Derf’s True Stories Volumes 3 and 4

In his True Stories comics, Derf has been going further back in time with each issue. In volume three, he covers 1996-2001, which was the height of alt-weekly newspapers. This is years before his career-defining comic My Friend Dahmer and his switch over to long-form storytelling. His stock in trade in comics for nearly two decades prior to that was his four-panel strip The City. It was an observational comic (each one has the caption “True Story”) about urban decay and general weirdness. He describes his style at the time as his “Brutalist Period,” where he went over the top with intensely thick line weights, highly exaggerated figures, and an unrelentingly grotesque style in every single panel.

Derf’s elongated faces, exaggerated eyes and eyebrows, and distorted expressions create a perhaps unintentional air of horror in his depiction of city life. There are people desperate to win the lotto, dead mice in coffee shop pastry counters, maggots under kitchen mats, kids with guns, and inappropriate conversations held on newfangled cell phones. There are punchlines for each strip, of course, and they are meant to be funny. A different artist could have made them much more lighthearted with a softer approach, but the intensity of Derf’s linework and his heavy use of spotting blacks gives the whole project a dystopian feel. The one exception is “Fred,”, a four-page story that’s a precursor to some of his longer work. This is a story that’s too wild not to be true, as Derf recalls a time in art school while in Pittsburgh where he was offered a ride by a nice man. The man just happened to be Fred Rogers, who was precisely as nice as one would expect. One can see Derf’s future at play here because there’s a lighter touch in terms of his use of line weights, but there’s also a sense of pacing and a comedic touch that demonstrated how natural this form of storytelling would be for him.

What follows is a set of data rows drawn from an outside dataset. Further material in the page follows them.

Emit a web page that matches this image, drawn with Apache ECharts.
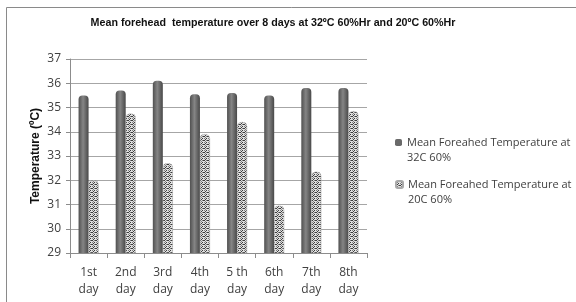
<!DOCTYPE html>
<html>
<head>
<meta charset="utf-8">
<script src="https://cdn.jsdelivr.net/npm/echarts@6/dist/echarts.min.js"></script>
<style>
  html, body { margin: 0; padding: 0; background: #fff; }
  #chart { width: 576px; height: 302px; }
</style>
</head>
<body>
<div id="chart"></div>
<script>
// data
var days = ['1st\nday', '2nd\nday', '3rd\nday', '4th\nday', '5 th\nday', '6th\nday', '7th\nday', '8th\nday'];
var temp32 = [35.5, 35.7, 36.1, 35.55, 35.6, 35.5, 35.8, 35.8];
var temp20 = [32.0, 34.75, 32.7, 33.9, 34.4, 30.95, 32.35, 34.85];
var name32 = 'Mean Foreahed Temperature at 32C 60%';
var name20 = 'Mean Foreahed Temperature at 20C 60%';

// speckled fill for the 20C series
function speckle() {
    var c = document.createElement('canvas');
    c.width = 4; c.height = 4;
    var ctx = c.getContext('2d');
    ctx.fillStyle = '#e0e0e0';
    ctx.fillRect(0, 0, 4, 4);
    ctx.fillStyle = '#3c3c3c';
    ctx.fillRect(0, 0, 1, 1);
    ctx.fillRect(2, 2, 1, 1);
    ctx.fillRect(3, 0, 1, 1);
    ctx.fillRect(1, 3, 1, 1);
    ctx.fillStyle = '#808080';
    ctx.fillRect(2, 0, 1, 1);
    ctx.fillRect(0, 2, 1, 1);
    ctx.fillRect(1, 1, 1, 1);
    return c;
}

var darkFill = new echarts.graphic.LinearGradient(0, 0, 1, 0, [
    {offset: 0, color: '#505050'},
    {offset: 0.45, color: '#858585'},
    {offset: 1, color: '#484848'}
]);
var dotFill = {image: speckle(), repeat: 'repeat'};

// legend text: blank first line so the marker sits next to the first text line
function legendText(n) {
    return '\n' + n.replace(' at ', ' at\n');
}

var chart = echarts.init(document.getElementById('chart'));
var option = {
    animation: false,
    backgroundColor: '#fff',
    title: {
        text: 'Mean forehead  temperature over 8 days at 32ºC 60%Hr and 20ºC 60%Hr',
        left: 268,
        textAlign: 'center',
        top: 13,
        textStyle: {fontFamily: 'Liberation Sans', fontSize: 10.7, fontWeight: 'bold', color: '#111'}
    },
    graphic: [{
        type: 'rect',
        shape: {x: 6.5, y: 7.5, width: 600, height: 320},
        style: {fill: 'none', stroke: '#8a8a8a', lineWidth: 1},
        silent: true
    }],
    legend: [{
        data: [{name: name32, itemStyle: {color: '#6a6a6a'}}],
        orient: 'vertical', left: 390, top: 115,
        itemWidth: 7, itemHeight: 7,
        formatter: legendText,
        textStyle: {fontFamily: 'Open Sans', fontSize: 11, color: '#404040', lineHeight: 15}
    }, {
        data: [{name: name20, itemStyle: {color: dotFill}}],
        orient: 'vertical', left: 390, top: 157,
        itemWidth: 7, itemHeight: 7,
        formatter: legendText,
        textStyle: {fontFamily: 'Open Sans', fontSize: 11, color: '#404040', lineHeight: 15}
    }],
    grid: {left: 70, right: 209, top: 59, bottom: 49},
    xAxis: {
        type: 'category',
        data: days,
        axisLine: {lineStyle: {color: '#8c8c8c'}},
        axisTick: {show: true, lineStyle: {color: '#8c8c8c'}, length: 5},
        axisLabel: {fontFamily: 'Open Sans', fontSize: 12, color: '#404040', lineHeight: 17, margin: 11}
    },
    yAxis: {
        type: 'value',
        min: 29, max: 37, interval: 1,
        name: 'Temperature (ºC)',
        nameLocation: 'middle',
        nameGap: 28,
        nameMoveOverlap: false,
        nameTextStyle: {fontFamily: 'Liberation Sans', fontSize: 12, fontWeight: 'bold', color: '#111'},
        axisLine: {show: true, lineStyle: {color: '#8c8c8c'}},
        axisTick: {show: true, lineStyle: {color: '#8c8c8c'}, length: 4},
        axisLabel: {fontFamily: 'Open Sans', fontSize: 12, color: '#404040', margin: 9},
        splitLine: {lineStyle: {color: '#a6a6a6'}}
    },
    series: [{
        name: name32,
        type: 'bar',
        data: temp32,
        barWidth: 10,
        barGap: '0%',
        itemStyle: {color: darkFill, borderRadius: [4, 4, 0, 0]}
    }, {
        name: name20,
        type: 'bar',
        data: temp20,
        barWidth: 10,
        itemStyle: {color: dotFill, borderColor: '#aaa', borderWidth: 0.5, borderRadius: [4, 4, 0, 0]}
    }]
};
chart.setOption(option);
window.onresize = chart.resize;
</script>
</body>
</html>
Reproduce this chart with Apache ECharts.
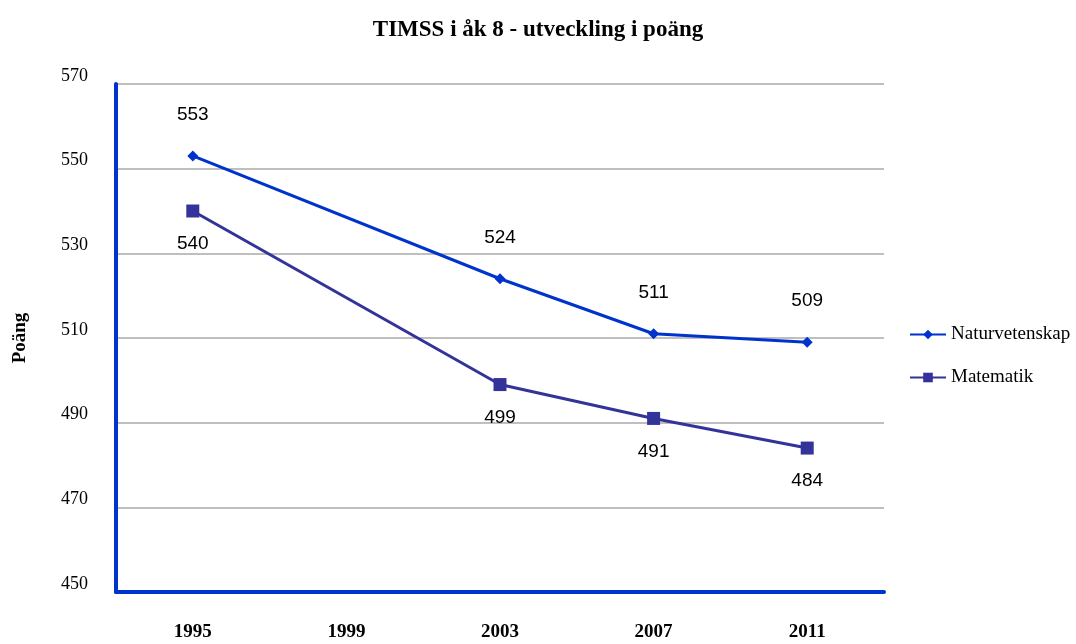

The fourth volume of True Stories goes back even further, printing his earliest work from 1990-95. One can see his rough edges, especially in the earlier strips. Derf’s lettering is shaky, his panel composition is a bit wonky, and his figure design is sloppy at some points. At the same time, there’s tremendous energy that one can feel in these comics and a looseness that he lost in the comics from volume three. His eye and his wit were both fully-formed early in his career, as his simultaneous affection and repulsion for the weirdos and misfits whom he observed in the city was obvious. The city was a weird and sometimes frightening place, but that beat gentrification and stale incursions by corporate culture. Indeed, Derf’s work is a celebration of misfits, miscreants, and outcasts. It’s about those who can’t navigate society and their attempts to do so. While weirdos are often the subjects of punchlines in his strips, his affection for his subject matter makes that humor less derisive and surprisingly inclusive. Derf clearly counts himself as one of the weirdos, and True Stories shows him celebrating that fact as he introduces the world to a veritable parade of strangeness.